Hampir semua warga Lubuk Bangkar berladang dan berkebun. Sungai Mudik Cuban, jadi sumber air yang mengairi sawah-sawah mereka. Luasan persawahan di Lubuk Bangkar sekitar 20 hektar.

Menurut Yuminar, kalau Sungai Mudik Cuban dirusak dengan pertambangan emas ilegal, petaka bagi sawah-sawah mereka.

“Duit PETI (pertambangan emas tanpa izin) itu panas, dak berkah. Kami rata-rata percaya itu,” katanya.

Dia pun bergegas menata kembali keranjang berbahan helai pandan berisi peralatan ke sawah. Ada bekal nasi, arit, dan topi caping anyaman bambu. Hari ini, dia bersama Ashoini, Beyi dan Jusni sepakat melaksanakan asungyoyo, bahasa lokal untuk gotong royong menyiapkan sawah di Dusun Simpang.

Di Lubuk Bangkar sistem ki’ang (turun ke sawah) masih jadi tradisi warga. Biasa, kegiatan itu mereka lakukan sehabis Lebaran Idul Fitri, saban tahun.

PLTMH Lubuk Bangkar berjarak 10 kilometer dari ladang milik Ashoini. Rumah PLTMH andalan penerang kampung ini berwarna biru. Efendi, operator PLTMH membuka pintu dan menghidupkan mesin.
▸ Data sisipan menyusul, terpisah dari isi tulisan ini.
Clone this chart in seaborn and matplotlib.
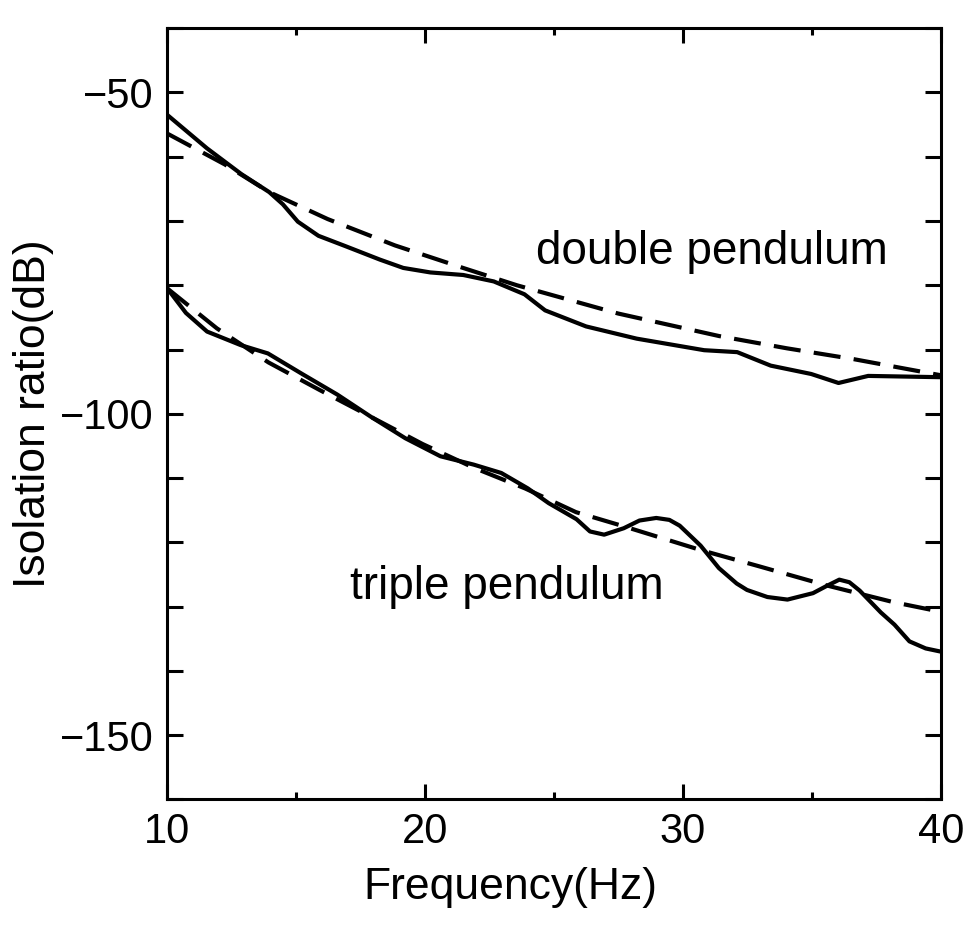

Air Sungai mengalir dan keluar di selokan yang dibuat. Dia mengambil automatic voltage regulator (AVR) yang rusak. Bagian komponen yang berfungsi untuk menjaga tegangan daya listrik keluar juga dia perlihatkan.

“Itu sudah ada penangkal petir, Dak mempan. Tiap dua bulan sekali harus ganti AVR,” katanya.

Petir kerap menyambar rumah PLTMH. Gejala alam hadir saat hujan itu beberapa kali merusak AVR.

“Kami harus pesan alat ini, jauh dan harga mahal. Kalau aslinya bisa Rp3-Rp5 jutaan. Kalau duplikat bisa Rp1,5 juta.”

Listrik PLTMH berkapasitas 60 Kw itu menerangi 258 rumah. Sebelum rusak, PLTMH mampu memenuhi keperluan listrik warga selama 24 jam. Warga yang menikmati aliran listrik biasa membayar tagihan Rp20.000-Rp50.000, tergantung pemakaian.

Menurut Efendi, pengelola juga menggratiskan iuran listrik 53 rumah berkategori tidak mampu. “Mereka ini, memang tidak sanggup bayar. Karena tidak punya mata pencaharian tetap, ada yang cacat dan hidup sendirian. Semua sepakat menggratiskan golongan ini.”

 

Saklar listrik dari sumber air. Foto: Elviza Diana/ Mongabay Indonesia

 

Penangkal petir PLTMH sering menjadi kendala. Sanusi, Humas CV Cihanjuang, perusahaan khusus pembuat instalasi PLTMH, mengatakan, suku cadang PLTMH kerap terjadi karena listrik alami yang dihasilkan dalam bentuk petir jauh lebih besar dari listrik yang diproduksi pembangkit air skala kecil.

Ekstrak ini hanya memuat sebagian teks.